Last lecture for Immunology!
Transplants can be very useful in extending the lives of seriously ill patients for a few more years. Some common transplants are kidney transplants, as donors can survive with one less kidney, and bone marrow, which can help treat immunocompromised patients (as outlined here).
The issue with transplants is that the immune system may see the transplanted tissue as a foreign entity and attack it. The likelihood of this happening increases with the degree of "foreignness," which is a concept I touched on a while ago when talking about immunogenicity. An autograft, which is the least likely to be rejected, is derived from your own tissue (e.g. from stem cells collected at birth). Isografts come from identical twins, allografts come from unrelated members of the same species, and xenografts come from different species.
Rejection of grafts is mediated through several different pathways, such as T-cells and antibodies, as I'll explain in a bit. Memory cells can also be formed, so while transplant number 1 might take around 10 days to be rejected, transplant number 2 from the same donor will be rejected in only a few days. Because all of this requires a working immune system, nude mice (which lack a thymus) will happily accept grafts without any issue.
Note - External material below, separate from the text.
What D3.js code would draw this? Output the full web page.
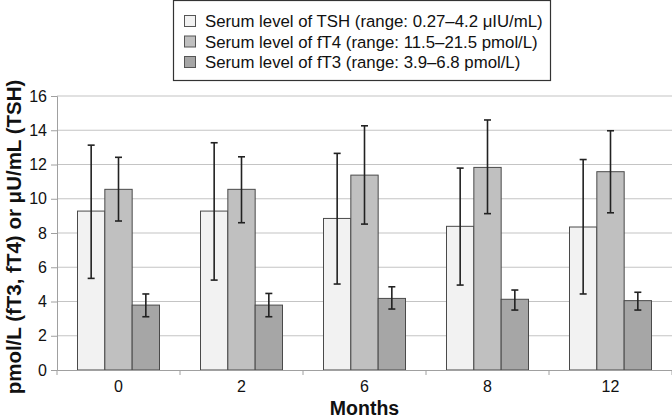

MHC molecules are some of the major antigens involved in rejection. Direct allorecognition is when the recipient's T-cells recognise "foreign" MHC molecules on the APCs from the donor. Aside from MHCs, there are also minor histocompatibility antigens (as opposed to the major ones), which are other proteins that differ from person to person. For example, males have H-Y antigen whereas females do not, so in a transplant from a male to a female, the female's immune system cells may react against it.
Thankfully, we don't just have to rely on trial and error to see if a donor and recipient match well or not. MHC testing can be carried out through several different methods. In one method, PCR is used to figure out which MHC molecules a person has (i.e. which haplotype). The other method is called Mixed Lymphocyte Reaction, or MLR, and involves mixing together T-helper cells from the recipient with APCs from the donor. These cells are also mixed with 3H-thymidine, a radioactive molecule that can be inserted into the DNA of proliferating cells. If the T-helper cells recognise the foreign class II MHC in the APCs, they will become activated and proliferate, taking up 3H-thymidine in the process. Uptake can be measured, giving an indication of whether or not the recipient will react against the donor cells or not.
As mentioned earlier, antibodies and T-cells can play a role in rejection. If the person already has antibodies against donor antigens (such as in the case of blood donation), then the rejection reaction happens very quickly, and is classified as "hyper-acute." Antibodies binding to donor tissue result in activation of complement, formation of immune complexes, formation of the MAC complex and so on, ultimately resulting in inflammation and other undesirable effects such as obstruction of blood vessels.
T-cells can also fight off a graft in pretty much the same way they fight off everything else, after first recognising foreign MLC and/or foreign peptides. That is, helper T-cells produce cytokines, cytotoxic T-cells kill stuff, and so on. These responses can be suppressed with several medications. Rapamycin blocks lymphocyte proliferation, whereas corticosteroids jut have general anti-inflammatory effects. Unfortunately, this can leave the patient at greater risk of infection.
Rejection can be classified according to the length of time over which the process occurs. Hyper-acute reactions, which occur within 24 hours, are mediated by preformed antibodies. Acute rejection, which takes from 10 days to a few weeks, relies on general humoral and cell-mediated immunity processes. Chronic rejection, which is often just the acute rejection process drawn out over time by immunosuppressants, can take several months to years. This is sometimes also mediated by minor histocompatibility antigens.
One special case that I want to touch on is that of bone marrow transplants. Bone marrow transplants are usually given to patients with severe immunodeficiency in order to help them "grow a new immune system." Here, since the patients are immunocompromised, the issue of the host rejecting the graft isn't so much an issue. Instead, there's an issue in which the immune cells in the graft might reject the host, causing a "Graft vs. Host (G vs. H)" reaction. In order to prevent this from happening, anti-CD3 is added to remove donor T-cells from the graft before transplantation. The recipient is also gamma-irradiated in order to kill off any immune system cells that they might have so that the donor cells can completely replace theirs. If donor T-cells are not eliminated, symptoms of G vs. H reactions, such as skin rashes, fever, anaemia, weight loss and diarrhoea, may occur. In extreme cases, this can be fatal.
Perhaps not the nicest note to finish on, but that's it for Immunology!